The interesting thing about both the movie (and the history of
the Newton Boys) is that it seems to go against all conventional
notions of morality, not to mention common sense. For these brothers,
crime does pay. They make bank robbing look like a nifty
idea, and the risks seem small in proportion to the payoff. The
actors who portray the criminals are notoriously good-looking
young men: Skeet Ulrich, Ethan Hawke, and Vincent D'Onofrio round
out the cast; and they all have pleasant, if rascally, personalities.
The dialogue in this movie has the glib smoothness of a forgettable
Hollywood classic. Nothing sticks out or sounds awkward, but nothing
really shines, either. The combined effect of all this smooth
handsomeness is like stepping into a heated swimming pool--it's
just...pleasant. With this calm background, Linklater confirms
what we've always suspected: Nice boys can be sociopaths, too.
There's none of this searching-for-motives routine other crime
movies indulge in. The boys rob banks because they want to get
some money. There's no psycho-sexual origin story, as in Bonnie
and Clyde or Bloody Mama. There's no they-had-no-choice
rationale, as in Thelma and Louise. Linklater has
completely ditched the conventional morality cycle of the outlaw
movie. With other famous movie thieves--Butch Cassidy, et. al.--we
were on the bad guys' side, but their sins were so egregious that
they had to die at the end to set things right. Even though
those bank robbers meant well, or loved each other, or whatever,
those criminals were still, well, criminals. But the Newton Boys
are too cute to die.
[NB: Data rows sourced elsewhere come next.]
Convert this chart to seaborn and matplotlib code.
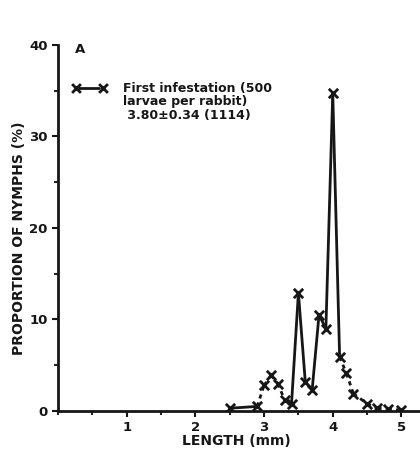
import matplotlib
matplotlib.use("Agg")
import matplotlib.pyplot as plt
import seaborn as sns
import pandas as pd
from matplotlib.ticker import MultipleLocator

length_mm = [2.5, 2.9, 3.0, 3.1, 3.2, 3.3, 3.4, 3.5, 3.6, 3.7, 3.8, 3.9, 4.0, 4.1, 4.2, 4.3, 4.5, 4.65, 4.8, 5.0]
proportion = [0.3, 0.5, 2.8, 3.9, 3.0, 1.2, 0.8, 12.9, 3.2, 2.3, 10.5, 9.0, 34.7, 5.9, 4.1, 1.9, 0.8, 0.3, 0.2, 0.1]
# line style per segment (between point i and i+1)
segment_style = ["solid", "dotted", "dotted", "dotted", "dotted", "dotted", "solid", "solid", "solid",
                 "solid", "solid", "solid", "solid", "dotted", "dotted", "dotted", "dotted", "dotted", "dotted"]

sns.set_style("ticks")
plt.rcParams["font.family"] = ["DejaVu Sans"]
plt.rcParams["font.weight"] = "bold"

fig = plt.figure(figsize=(4.2, 4.59), dpi=100)
ax = fig.add_axes([0.138, 0.1046, 0.862, 0.7974])

df = pd.DataFrame({"x": length_mm, "y": proportion})
ink = "#161616"
for i, st in enumerate(segment_style):
    seg = df.iloc[i:i + 2]
    sns.lineplot(data=seg, x="x", y="y", ax=ax, color=ink, lw=2.0,
                 linestyle=(0, (1.5, 1.5)) if st == "dotted" else "-", sort=False)
sns.scatterplot(data=df, x="x", y="y", ax=ax, marker="x", s=45, color=ink, linewidth=2.0, zorder=5)

ax.set_xlim(0, 5.27)
ax.set_ylim(0, 40)
ax.xaxis.set_major_locator(MultipleLocator(1))
ax.xaxis.set_minor_locator(MultipleLocator(0.5))
ax.yaxis.set_major_locator(MultipleLocator(10))
ax.yaxis.set_minor_locator(MultipleLocator(5))
ax.set_xticks([1, 2, 3, 4, 5])
ax.tick_params(axis="both", which="major", length=4, width=1.5, labelsize=9.5, colors=ink)
ax.tick_params(axis="both", which="minor", length=3, width=1.5)
for lab in ax.get_xticklabels() + ax.get_yticklabels():
    lab.set_fontweight("bold")
sns.despine(ax=ax)
for s in ["left", "bottom"]:
    ax.spines[s].set_linewidth(2.0)
    ax.spines[s].set_color(ink)

ax.set_xlabel("LENGTH (mm)", fontsize=10, fontweight="bold", color=ink)
ax.set_ylabel("PROPORTION OF NYMPHS (%)", fontsize=10, fontweight="bold", color=ink)
ax.xaxis.set_label_coords(0.492, -0.063)
ax.yaxis.set_label_coords(-0.087, 0.473)

ax.text(0.32, 39.5, "A", fontsize=9.5, fontweight="bold", color=ink, va="center", ha="center")
# legend sample
ax.plot([0.26, 0.6], [35.3, 35.3], color=ink, lw=2.0)
ax.scatter([0.26, 0.655], [35.3, 35.3], marker="x", s=40, color=ink, linewidth=2.0)
ax.text(0.95, 36.0, "First infestation (500\nlarvae per rabbit)\n 3.80\u00b10.34 (1114)",
        fontsize=9, fontweight="bold", color=ink, va="top", ha="left", linespacing=1.05)

fig.savefig("out.png", dpi=100)
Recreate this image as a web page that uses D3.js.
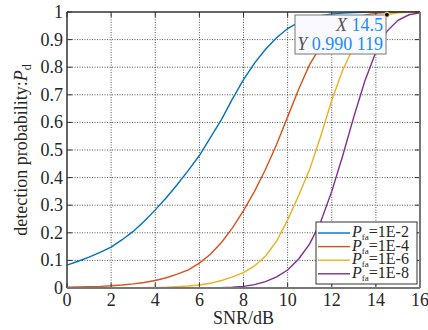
<!DOCTYPE html>
<html>
<head>
<meta charset="utf-8">
<script src="https://cdn.jsdelivr.net/npm/d3@7"></script>
<style>
  body { margin: 0; background: #fff; }
  svg { display: block; }
  svg text { font-family: "Liberation Serif", "Times New Roman", "DejaVu Serif", serif; }
</style>
</head>
<body>
<svg id="chart" width="428" height="330"></svg>
<script>
// SNR in dB, 0.5 dB steps
const snr = [0,0.5,1,1.5,2,2.5,3,3.5,4,4.5,5,5.5,6,6.5,7,7.5,8,8.5,9,9.5,10,10.5,11,11.5,12,12.5,13,13.5,14,14.5,15,15.5,16];

const pd2 = [0.083,0.097,0.112,0.129,0.148,0.175,0.205,0.242,0.283,0.327,0.375,0.426,0.48,0.545,0.61,0.685,0.755,0.815,0.865,0.907,0.94,0.962,0.977,0.987,0.993,0.996,0.998,0.999,0.9995,1,1,1,1];
const pd4 = [0.003,0.004,0.005,0.006,0.008,0.011,0.015,0.02,0.027,0.037,0.05,0.066,0.09,0.122,0.165,0.218,0.28,0.35,0.43,0.52,0.62,0.72,0.81,0.875,0.925,0.957,0.977,0.989,0.995,0.998,0.999,1,1];
const pd6 = [0.0001,0.0001,0.0002,0.0003,0.0004,0.0006,0.0008,0.0012,0.002,0.003,0.005,0.007,0.011,0.017,0.027,0.04,0.056,0.08,0.116,0.17,0.247,0.335,0.43,0.55,0.68,0.79,0.875,0.935,0.97,0.990119,0.997,0.999,1];
const pd8 = [0,0,0,0,0,0,0.0001,0.0001,0.0002,0.0002,0.0003,0.0005,0.0007,0.001,0.0015,0.003,0.006,0.012,0.023,0.04,0.065,0.105,0.16,0.24,0.35,0.48,0.62,0.75,0.855,0.93,0.97,0.99,0.997];

const seriesNames = ["1E-2", "1E-4", "1E-6", "1E-8"];
const seriesValues = [pd2, pd4, pd6, pd8];
const colors = ["#0072BD", "#D95319", "#EDB120", "#7E2F8E"];

const xTicks = d3.range(0, 17, 2);
const yTicks = d3.range(0, 11).map(d => d / 10);

// data tip
const tipX = 14.5, tipY = 0.990119;

const svg = d3.select("#chart");
const mLeft = 67, mRight = 420, mTop = 12, mBottom = 288;

const x = d3.scaleLinear().domain([0, 16]).range([mLeft, mRight]);
const y = d3.scaleLinear().domain([0, 1]).range([mBottom, mTop]);

// grid
svg.append("g").selectAll("line")
  .data(xTicks.slice(1, -1))
  .join("line")
    .attr("x1", d => x(d)).attr("x2", d => x(d))
    .attr("y1", mTop).attr("y2", mBottom)
    .attr("stroke", "#555").attr("stroke-width", 1)
    .attr("stroke-dasharray", "1,1.5");
svg.append("g").selectAll("line")
  .data(yTicks.slice(1, -1))
  .join("line")
    .attr("y1", d => y(d)).attr("y2", d => y(d))
    .attr("x1", mLeft).attr("x2", mRight)
    .attr("stroke", "#555").attr("stroke-width", 1)
    .attr("stroke-dasharray", "1,1.5");

// curves
const line = d3.line()
  .x((d, i) => x(snr[i]))
  .y(d => y(d));

svg.append("g").selectAll("path")
  .data(seriesValues)
  .join("path")
    .attr("d", d => line(d))
    .attr("fill", "none")
    .attr("stroke", (d, i) => colors[i])
    .attr("stroke-width", 1.4);

// axes box + inward ticks
const tickLen = 5;
const axisG = svg.append("g").attr("stroke", "#333").attr("stroke-width", 1);
axisG.append("g").selectAll("line")
  .data(xTicks)
  .join("line")
    .attr("x1", d => x(d)).attr("x2", d => x(d))
    .attr("y1", mBottom).attr("y2", mBottom - tickLen);
axisG.append("g").selectAll("line")
  .data(xTicks)
  .join("line")
    .attr("x1", d => x(d)).attr("x2", d => x(d))
    .attr("y1", mTop).attr("y2", mTop + tickLen);
axisG.append("g").selectAll("line")
  .data(yTicks)
  .join("line")
    .attr("y1", d => y(d)).attr("y2", d => y(d))
    .attr("x1", mLeft).attr("x2", mLeft + tickLen);
axisG.append("g").selectAll("line")
  .data(yTicks)
  .join("line")
    .attr("y1", d => y(d)).attr("y2", d => y(d))
    .attr("x1", mRight).attr("x2", mRight - tickLen);

svg.append("line").attr("x1", mLeft).attr("x2", mRight).attr("y1", mTop).attr("y2", mTop)
  .attr("stroke", "#333").attr("stroke-width", 1.5);
svg.append("line").attr("x1", mLeft).attr("x2", mLeft).attr("y1", mTop).attr("y2", mBottom)
  .attr("stroke", "#333").attr("stroke-width", 1.5);
svg.append("line").attr("x1", mLeft).attr("x2", mRight).attr("y1", mBottom).attr("y2", mBottom)
  .attr("stroke", "#777").attr("stroke-width", 2);
svg.append("line").attr("x1", mRight).attr("x2", mRight).attr("y1", mTop).attr("y2", mBottom)
  .attr("stroke", "#777").attr("stroke-width", 2);

// tick labels
svg.append("g").selectAll("text")
  .data(xTicks)
  .join("text")
    .attr("x", d => x(d)).attr("y", 306)
    .attr("text-anchor", "middle")
    .attr("font-size", 18).attr("fill", "#262626")
    .text(d => d);
svg.append("g").selectAll("text")
  .data(yTicks)
  .join("text")
    .attr("x", 63).attr("y", d => y(d) + 6)
    .attr("text-anchor", "end")
    .attr("font-size", 18).attr("fill", "#262626")
    .text(d => d);

// axis labels
svg.append("text")
  .attr("x", (mLeft + mRight) / 2).attr("y", 324)
  .attr("text-anchor", "middle").attr("font-size", 18).attr("fill", "#262626")
  .text("SNR/dB");

const yl = svg.append("text")
  .attr("transform", "translate(27,150) rotate(-90)")
  .attr("text-anchor", "middle").attr("font-size", 18).attr("fill", "#262626");
yl.append("tspan").text("detection probability:");
yl.append("tspan").attr("font-style", "italic").text("P");
yl.append("tspan").attr("font-size", 12).attr("dy", 4).text("d");

// legend
const lg = svg.append("g");
lg.append("rect")
  .attr("x", 316).attr("y", 222).attr("width", 101).attr("height", 62)
  .attr("fill", "#fff").attr("stroke", "#333").attr("stroke-width", 1);
seriesNames.forEach((name, i) => {
  const cy = 233 + i * 13.6;
  lg.append("line")
    .attr("x1", 318).attr("x2", 350).attr("y1", cy).attr("y2", cy)
    .attr("stroke", colors[i]).attr("stroke-width", 1.4);
  const t = lg.append("text")
    .attr("x", 352).attr("y", cy + 4)
    .attr("font-size", 16).attr("fill", "#262626");
  t.append("tspan").attr("font-style", "italic").text("P");
  t.append("tspan").attr("font-size", 9).attr("dy", 3).text("fa");
  t.append("tspan").attr("dy", -3).text("=" + name);
});

// data tip
const tg = svg.append("g");
tg.append("rect")
  .attr("x", 295).attr("y", 15).attr("width", 91).attr("height", 39)
  .attr("fill", "#f9f9ff").attr("stroke", "#777").attr("stroke-width", 1);
const t1 = tg.append("text").attr("x", 383).attr("y", 31)
  .attr("text-anchor", "end").attr("font-size", 18);
t1.append("tspan").attr("font-style", "italic").attr("fill", "#555").text("X ");
t1.append("tspan").attr("fill", "#1a8cff").text(String(tipX));
const t2 = tg.append("text").attr("x", 383).attr("y", 50)
  .attr("text-anchor", "end").attr("font-size", 18);
t2.append("tspan").attr("font-style", "italic").attr("fill", "#555").text("Y ");
t2.append("tspan").attr("fill", "#1a8cff").text("0.990 119");
tg.append("circle")
  .attr("cx", x(tipX)).attr("cy", y(tipY)).attr("r", 2.5)
  .attr("fill", "#111").attr("stroke", "#ffe9a0").attr("stroke-width", 1);
</script>
</body>
</html>
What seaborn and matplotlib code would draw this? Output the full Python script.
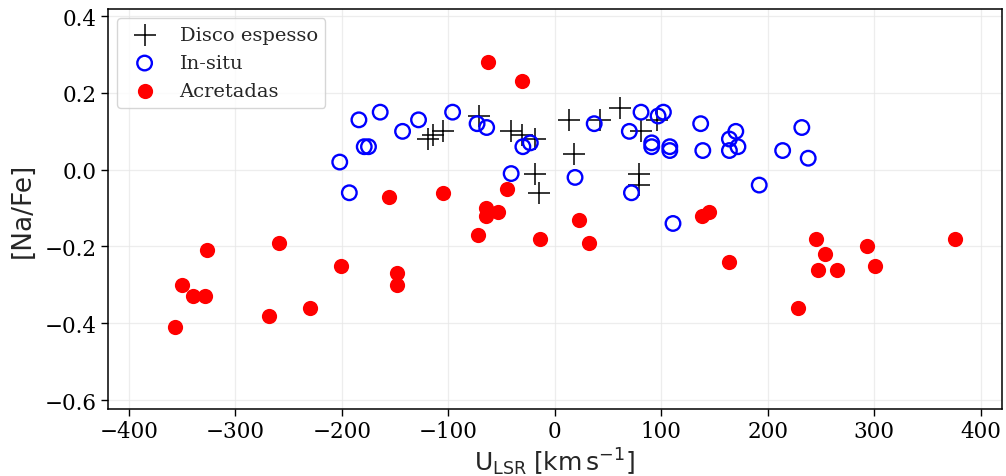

They're too efficient to get caught. Even
in the roaring age of prohibition and big-time gangsterism, they
can't even manage to kill anybody.
This portrayal of the Newton brothers as blessed and protected
golden boys would probably be annoying if it weren't at least
somewhat true. It seems they really didn't kill anybody, or deprive
widows of their life savings. To shore up his point of view, Linklater
wisely includes clips from TV interviews with a couple of the
real Newton Boys at the end of the film (one with Johnny Carson).
They come off as a couple of charming old cowboys. Watching them,
it seems entirely plausible that they did stumble into a life
of crime with no true malice in their hearts. What could be cuter
than an 80-year-old reformed gangster?